A decisão da primeira-ministra Theresa May de adiar a votação no parlamento sobre o acordo de divórcio com a União Europeia confirmou o caos político que tomou conta do Reino Unido.
O cenário é quase surreal.
Os partidos, o parlamento e a população estão tão divididos que é praticamente impossível chegar a um consenso mínimo sobre o futuro.
O país continua rachado, claro, entre os que amam e os que odeiam a União Europeia.
Mas agora também existem divisões profundas entre os que querem sair da UE de qualquer jeito, mesmo sem nenhum acordo de divórcio, e os que acham esse cenário catastrófico para a economia.
Um outro grupo está mais interessado em derrubar o governo para provocar novas eleições gerais –uma tese que ficou bem mais forte com a decisão de May de adiar a votação para evitar uma derrota acachapante.
Grande parte da Irlanda do Norte grita contra o acordo negociado pela primeira-ministra.
E muitos escoceses aproveitam as discussões para defender sua independência –o que pode colocar em risco a própria existência do Reino Unido.
E, claro, muita gente também defende que tudo isso pode ser ignorado e que o país deve simplesmente continuar na União Europeia. Seria como fingir que nada aconteceu.
No meio desse caos todo, alguns analistas e uma parte da imprensa passaram a defender a convocação de um novo plebiscito.
Eles alegam que já que os políticos não conseguem entender o que a população quer, então os eleitores deveriam dar a palavra final sobre o que exatamente imaginam para o futuro.
No papel, faz sentido. A soberania do voto popular resolveria a parada e conteria a balbúrdia criada pelos políticos.
Mas mesmo nesse cenário a confusão continuaria.
Só para começar, não existe o menor consenso sobre qual seria a pergunta na cédula do tal segundo e ainda pouco provável plebiscito.
Alguns defendem um simples voto sobre continuar na UE ou sair.
Mas esse voto binário já aconteceu, dizem os críticos, e a população já se manifestou.
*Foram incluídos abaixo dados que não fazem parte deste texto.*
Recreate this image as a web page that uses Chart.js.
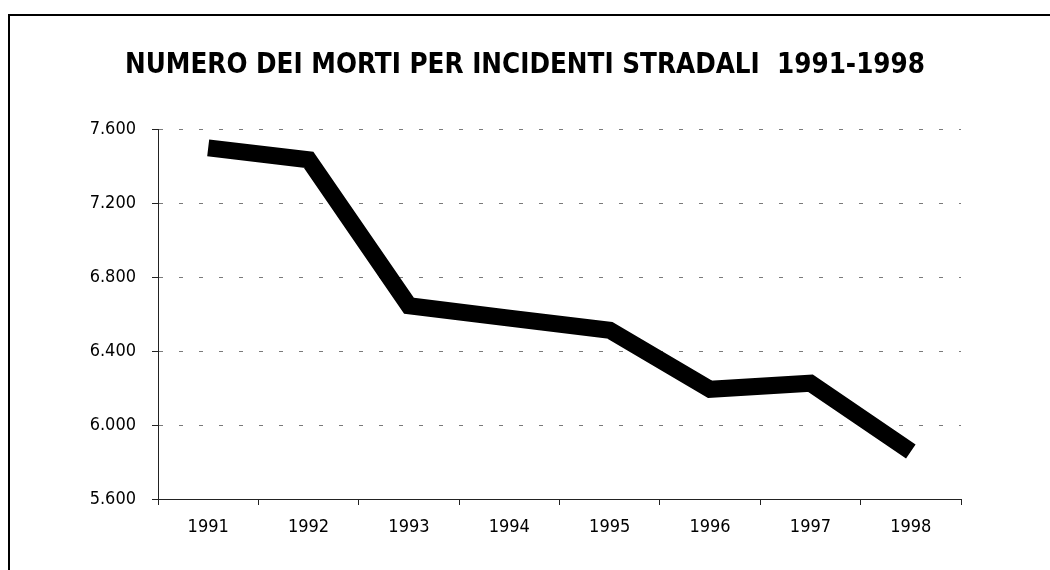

Os que votaram em favor do ‘brexit’ rejeitariam outra posição.
Uma segunda possibilidade seria a criação de um duplo referendo – com um primeiro voto sobre sair ou continuar na união; e um outro, sobre ter acordo ou não.
Mas os britânicos não conhecem a noção de votação em dois turnos.
E existe ainda a ideia de dar três opções para a população: 1) deixar a UE sem nenhum acordo; 2) aceitar o acordo negociado por May; e 3) permanecer na união.
Mas neste caso, pelo menos em tese, uma das propostas poderia ganhar com apenas 34% dos votos.
Isso não traria a representatividade necessária e só aumentaria as divisões políticas.
Como se vê, Theresa May ganhou tempo ao adiar a votação. Mas mergulhou o país numa confusão ainda mais profunda.